[start of Data excerpt]

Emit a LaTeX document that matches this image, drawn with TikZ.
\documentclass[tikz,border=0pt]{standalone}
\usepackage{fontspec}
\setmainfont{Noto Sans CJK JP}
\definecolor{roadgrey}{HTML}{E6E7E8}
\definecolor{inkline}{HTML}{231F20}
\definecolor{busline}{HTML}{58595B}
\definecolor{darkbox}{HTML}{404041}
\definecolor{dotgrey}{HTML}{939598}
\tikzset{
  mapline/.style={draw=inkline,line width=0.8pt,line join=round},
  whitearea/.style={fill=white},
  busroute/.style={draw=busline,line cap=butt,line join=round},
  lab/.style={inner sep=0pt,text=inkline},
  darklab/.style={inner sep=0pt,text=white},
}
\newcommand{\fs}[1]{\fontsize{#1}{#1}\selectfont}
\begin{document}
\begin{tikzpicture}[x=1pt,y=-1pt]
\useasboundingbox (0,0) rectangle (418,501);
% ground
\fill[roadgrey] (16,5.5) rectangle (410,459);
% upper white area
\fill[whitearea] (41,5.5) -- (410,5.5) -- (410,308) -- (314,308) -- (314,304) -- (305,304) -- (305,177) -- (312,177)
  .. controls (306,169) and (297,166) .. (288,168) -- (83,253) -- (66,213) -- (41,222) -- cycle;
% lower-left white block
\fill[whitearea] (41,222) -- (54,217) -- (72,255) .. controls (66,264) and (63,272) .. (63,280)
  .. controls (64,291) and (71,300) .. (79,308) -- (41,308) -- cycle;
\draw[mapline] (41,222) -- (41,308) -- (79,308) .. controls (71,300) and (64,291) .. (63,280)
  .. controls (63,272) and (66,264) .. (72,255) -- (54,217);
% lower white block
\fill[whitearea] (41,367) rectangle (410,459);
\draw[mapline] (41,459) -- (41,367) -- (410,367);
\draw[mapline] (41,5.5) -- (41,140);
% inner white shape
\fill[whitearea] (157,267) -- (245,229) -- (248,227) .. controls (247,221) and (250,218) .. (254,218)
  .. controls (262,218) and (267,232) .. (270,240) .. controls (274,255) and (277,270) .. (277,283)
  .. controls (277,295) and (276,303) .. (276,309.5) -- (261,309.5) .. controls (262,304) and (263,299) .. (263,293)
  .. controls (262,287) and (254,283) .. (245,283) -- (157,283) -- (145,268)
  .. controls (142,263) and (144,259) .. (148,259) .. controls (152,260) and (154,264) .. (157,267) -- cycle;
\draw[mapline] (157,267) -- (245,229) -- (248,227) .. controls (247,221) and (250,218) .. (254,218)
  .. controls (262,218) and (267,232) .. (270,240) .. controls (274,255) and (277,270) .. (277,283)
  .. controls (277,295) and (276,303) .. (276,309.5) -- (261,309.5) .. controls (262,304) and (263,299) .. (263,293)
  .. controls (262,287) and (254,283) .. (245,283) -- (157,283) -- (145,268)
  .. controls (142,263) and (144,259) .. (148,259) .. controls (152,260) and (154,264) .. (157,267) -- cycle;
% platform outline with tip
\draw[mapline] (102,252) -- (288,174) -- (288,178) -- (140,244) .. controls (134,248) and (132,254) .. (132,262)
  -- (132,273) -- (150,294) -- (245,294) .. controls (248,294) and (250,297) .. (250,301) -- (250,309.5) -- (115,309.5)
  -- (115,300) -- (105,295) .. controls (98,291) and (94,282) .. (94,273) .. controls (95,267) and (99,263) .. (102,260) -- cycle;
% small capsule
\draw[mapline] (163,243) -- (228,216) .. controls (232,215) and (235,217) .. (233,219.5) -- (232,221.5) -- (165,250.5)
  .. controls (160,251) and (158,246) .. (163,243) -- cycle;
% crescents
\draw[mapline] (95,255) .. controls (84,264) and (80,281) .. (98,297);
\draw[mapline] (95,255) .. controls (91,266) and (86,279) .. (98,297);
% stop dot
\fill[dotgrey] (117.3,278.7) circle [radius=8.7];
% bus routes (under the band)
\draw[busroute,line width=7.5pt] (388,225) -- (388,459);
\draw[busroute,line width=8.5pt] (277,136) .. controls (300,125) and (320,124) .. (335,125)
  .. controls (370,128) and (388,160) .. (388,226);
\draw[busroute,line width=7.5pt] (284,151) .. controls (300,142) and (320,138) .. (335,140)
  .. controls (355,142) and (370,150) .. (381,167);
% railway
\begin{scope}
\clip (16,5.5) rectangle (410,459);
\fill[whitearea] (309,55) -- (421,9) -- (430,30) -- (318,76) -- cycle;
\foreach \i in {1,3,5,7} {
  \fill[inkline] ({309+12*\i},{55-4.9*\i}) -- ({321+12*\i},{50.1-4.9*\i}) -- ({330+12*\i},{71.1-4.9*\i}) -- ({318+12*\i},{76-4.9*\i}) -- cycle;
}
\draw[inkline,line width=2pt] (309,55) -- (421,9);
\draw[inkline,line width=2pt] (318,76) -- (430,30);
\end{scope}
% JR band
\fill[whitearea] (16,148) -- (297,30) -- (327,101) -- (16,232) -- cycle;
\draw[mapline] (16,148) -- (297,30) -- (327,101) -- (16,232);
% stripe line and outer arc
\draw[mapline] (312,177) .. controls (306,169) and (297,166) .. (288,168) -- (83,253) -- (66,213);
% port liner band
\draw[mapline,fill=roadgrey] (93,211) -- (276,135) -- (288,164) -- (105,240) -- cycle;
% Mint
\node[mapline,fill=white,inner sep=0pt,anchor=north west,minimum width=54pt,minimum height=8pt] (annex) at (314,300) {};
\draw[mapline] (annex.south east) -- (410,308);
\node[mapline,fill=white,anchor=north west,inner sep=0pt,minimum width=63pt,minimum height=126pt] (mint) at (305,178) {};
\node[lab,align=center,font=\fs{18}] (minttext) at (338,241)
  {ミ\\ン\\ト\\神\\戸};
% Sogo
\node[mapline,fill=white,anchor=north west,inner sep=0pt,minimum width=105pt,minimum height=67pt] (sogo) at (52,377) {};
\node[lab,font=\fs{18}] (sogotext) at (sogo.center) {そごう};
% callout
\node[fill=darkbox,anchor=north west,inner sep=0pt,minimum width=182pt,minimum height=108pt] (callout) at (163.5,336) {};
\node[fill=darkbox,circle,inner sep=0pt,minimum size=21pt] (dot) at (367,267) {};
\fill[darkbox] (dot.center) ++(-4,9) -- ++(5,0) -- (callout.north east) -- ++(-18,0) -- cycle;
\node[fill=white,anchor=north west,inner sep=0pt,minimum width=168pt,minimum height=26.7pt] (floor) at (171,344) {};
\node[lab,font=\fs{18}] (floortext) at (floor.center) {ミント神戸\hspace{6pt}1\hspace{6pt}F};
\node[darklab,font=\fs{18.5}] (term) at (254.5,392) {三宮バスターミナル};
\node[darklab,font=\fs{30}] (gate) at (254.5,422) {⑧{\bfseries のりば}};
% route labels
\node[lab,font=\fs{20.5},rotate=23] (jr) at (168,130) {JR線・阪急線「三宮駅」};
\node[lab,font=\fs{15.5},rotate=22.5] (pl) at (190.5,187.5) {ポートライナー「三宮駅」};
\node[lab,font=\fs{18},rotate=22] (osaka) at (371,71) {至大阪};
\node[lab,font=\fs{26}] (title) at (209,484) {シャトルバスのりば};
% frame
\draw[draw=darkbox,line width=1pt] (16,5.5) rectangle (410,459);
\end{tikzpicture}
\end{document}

[end of Data excerpt]

> _Short exercise_: Reproduce the whole listing word for word.

> _Result of the exercise_:
Emit a LaTeX document that matches this image, drawn with TikZ.
\documentclass[tikz,border=0pt]{standalone}
\usepackage{fontspec}
\setmainfont{Noto Sans CJK JP}
\definecolor{roadgrey}{HTML}{E6E7E8}
\definecolor{inkline}{HTML}{231F20}
\definecolor{busline}{HTML}{58595B}
\definecolor{darkbox}{HTML}{404041}
\definecolor{dotgrey}{HTML}{939598}
\tikzset{
  mapline/.style={draw=inkline,line width=0.8pt,line join=round},
  whitearea/.style={fill=white},
  busroute/.style={draw=busline,line cap=butt,line join=round},
  lab/.style={inner sep=0pt,text=inkline},
  darklab/.style={inner sep=0pt,text=white},
}
\newcommand{\fs}[1]{\fontsize{#1}{#1}\selectfont}
\begin{document}
\begin{tikzpicture}[x=1pt,y=-1pt]
\useasboundingbox (0,0) rectangle (418,501);
% ground
\fill[roadgrey] (16,5.5) rectangle (410,459);
% upper white area
\fill[whitearea] (41,5.5) -- (410,5.5) -- (410,308) -- (314,308) -- (314,304) -- (305,304) -- (305,177) -- (312,177)
  .. controls (306,169) and (297,166) .. (288,168) -- (83,253) -- (66,213) -- (41,222) -- cycle;
% lower-left white block
\fill[whitearea] (41,222) -- (54,217) -- (72,255) .. controls (66,264) and (63,272) .. (63,280)
  .. controls (64,291) and (71,300) .. (79,308) -- (41,308) -- cycle;
\draw[mapline] (41,222) -- (41,308) -- (79,308) .. controls (71,300) and (64,291) .. (63,280)
  .. controls (63,272) and (66,264) .. (72,255) -- (54,217);
% lower white block
\fill[whitearea] (41,367) rectangle (410,459);
\draw[mapline] (41,459) -- (41,367) -- (410,367);
\draw[mapline] (41,5.5) -- (41,140);
% inner white shape
\fill[whitearea] (157,267) -- (245,229) -- (248,227) .. controls (247,221) and (250,218) .. (254,218)
  .. controls (262,218) and (267,232) .. (270,240) .. controls (274,255) and (277,270) .. (277,283)
  .. controls (277,295) and (276,303) .. (276,309.5) -- (261,309.5) .. controls (262,304) and (263,299) .. (263,293)
  .. controls (262,287) and (254,283) .. (245,283) -- (157,283) -- (145,268)
  .. controls (142,263) and (144,259) .. (148,259) .. controls (152,260) and (154,264) .. (157,267) -- cycle;
\draw[mapline] (157,267) -- (245,229) -- (248,227) .. controls (247,221) and (250,218) .. (254,218)
  .. controls (262,218) and (267,232) .. (270,240) .. controls (274,255) and (277,270) .. (277,283)
  .. controls (277,295) and (276,303) .. (276,309.5) -- (261,309.5) .. controls (262,304) and (263,299) .. (263,293)
  .. controls (262,287) and (254,283) .. (245,283) -- (157,283) -- (145,268)
  .. controls (142,263) and (144,259) .. (148,259) .. controls (152,260) and (154,264) .. (157,267) -- cycle;
% platform outline with tip
\draw[mapline] (102,252) -- (288,174) -- (288,178) -- (140,244) .. controls (134,248) and (132,254) .. (132,262)
  -- (132,273) -- (150,294) -- (245,294) .. controls (248,294) and (250,297) .. (250,301) -- (250,309.5) -- (115,309.5)
  -- (115,300) -- (105,295) .. controls (98,291) and (94,282) .. (94,273) .. controls (95,267) and (99,263) .. (102,260) -- cycle;
% small capsule
\draw[mapline] (163,243) -- (228,216) .. controls (232,215) and (235,217) .. (233,219.5) -- (232,221.5) -- (165,250.5)
  .. controls (160,251) and (158,246) .. (163,243) -- cycle;
% crescents
\draw[mapline] (95,255) .. controls (84,264) and (80,281) .. (98,297);
\draw[mapline] (95,255) .. controls (91,266) and (86,279) .. (98,297);
% stop dot
\fill[dotgrey] (117.3,278.7) circle [radius=8.7];
% bus routes (under the band)
\draw[busroute,line width=7.5pt] (388,225) -- (388,459);
\draw[busroute,line width=8.5pt] (277,136) .. controls (300,125) and (320,124) .. (335,125)
  .. controls (370,128) and (388,160) .. (388,226);
\draw[busroute,line width=7.5pt] (284,151) .. controls (300,142) and (320,138) .. (335,140)
  .. controls (355,142) and (370,150) .. (381,167);
% railway
\begin{scope}
\clip (16,5.5) rectangle (410,459);
\fill[whitearea] (309,55) -- (421,9) -- (430,30) -- (318,76) -- cycle;
\foreach \i in {1,3,5,7} {
  \fill[inkline] ({309+12*\i},{55-4.9*\i}) -- ({321+12*\i},{50.1-4.9*\i}) -- ({330+12*\i},{71.1-4.9*\i}) -- ({318+12*\i},{76-4.9*\i}) -- cycle;
}
\draw[inkline,line width=2pt] (309,55) -- (421,9);
\draw[inkline,line width=2pt] (318,76) -- (430,30);
\end{scope}
% JR band
\fill[whitearea] (16,148) -- (297,30) -- (327,101) -- (16,232) -- cycle;
\draw[mapline] (16,148) -- (297,30) -- (327,101) -- (16,232);
% stripe line and outer arc
\draw[mapline] (312,177) .. controls (306,169) and (297,166) .. (288,168) -- (83,253) -- (66,213);
% port liner band
\draw[mapline,fill=roadgrey] (93,211) -- (276,135) -- (288,164) -- (105,240) -- cycle;
% Mint
\node[mapline,fill=white,inner sep=0pt,anchor=north west,minimum width=54pt,minimum height=8pt] (annex) at (314,300) {};
\draw[mapline] (annex.south east) -- (410,308);
\node[mapline,fill=white,anchor=north west,inner sep=0pt,minimum width=63pt,minimum height=126pt] (mint) at (305,178) {};
\node[lab,align=center,font=\fs{18}] (minttext) at (338,241)
  {ミ\\ン\\ト\\神\\戸};
% Sogo
\node[mapline,fill=white,anchor=north west,inner sep=0pt,minimum width=105pt,minimum height=67pt] (sogo) at (52,377) {};
\node[lab,font=\fs{18}] (sogotext) at (sogo.center) {そごう};
% callout
\node[fill=darkbox,anchor=north west,inner sep=0pt,minimum width=182pt,minimum height=108pt] (callout) at (163.5,336) {};
\node[fill=darkbox,circle,inner sep=0pt,minimum size=21pt] (dot) at (367,267) {};
\fill[darkbox] (dot.center) ++(-4,9) -- ++(5,0) -- (callout.north east) -- ++(-18,0) -- cycle;
\node[fill=white,anchor=north west,inner sep=0pt,minimum width=168pt,minimum height=26.7pt] (floor) at (171,344) {};
\node[lab,font=\fs{18}] (floortext) at (floor.center) {ミント神戸\hspace{6pt}1\hspace{6pt}F};
\node[darklab,font=\fs{18.5}] (term) at (254.5,392) {三宮バスターミナル};
\node[darklab,font=\fs{30}] (gate) at (254.5,422) {⑧{\bfseries のりば}};
% route labels
\node[lab,font=\fs{20.5},rotate=23] (jr) at (168,130) {JR線・阪急線「三宮駅」};
\node[lab,font=\fs{15.5},rotate=22.5] (pl) at (190.5,187.5) {ポートライナー「三宮駅」};
\node[lab,font=\fs{18},rotate=22] (osaka) at (371,71) {至大阪};
\node[lab,font=\fs{26}] (title) at (209,484) {シャトルバスのりば};
% frame
\draw[draw=darkbox,line width=1pt] (16,5.5) rectangle (410,459);
\end{tikzpicture}
\end{document}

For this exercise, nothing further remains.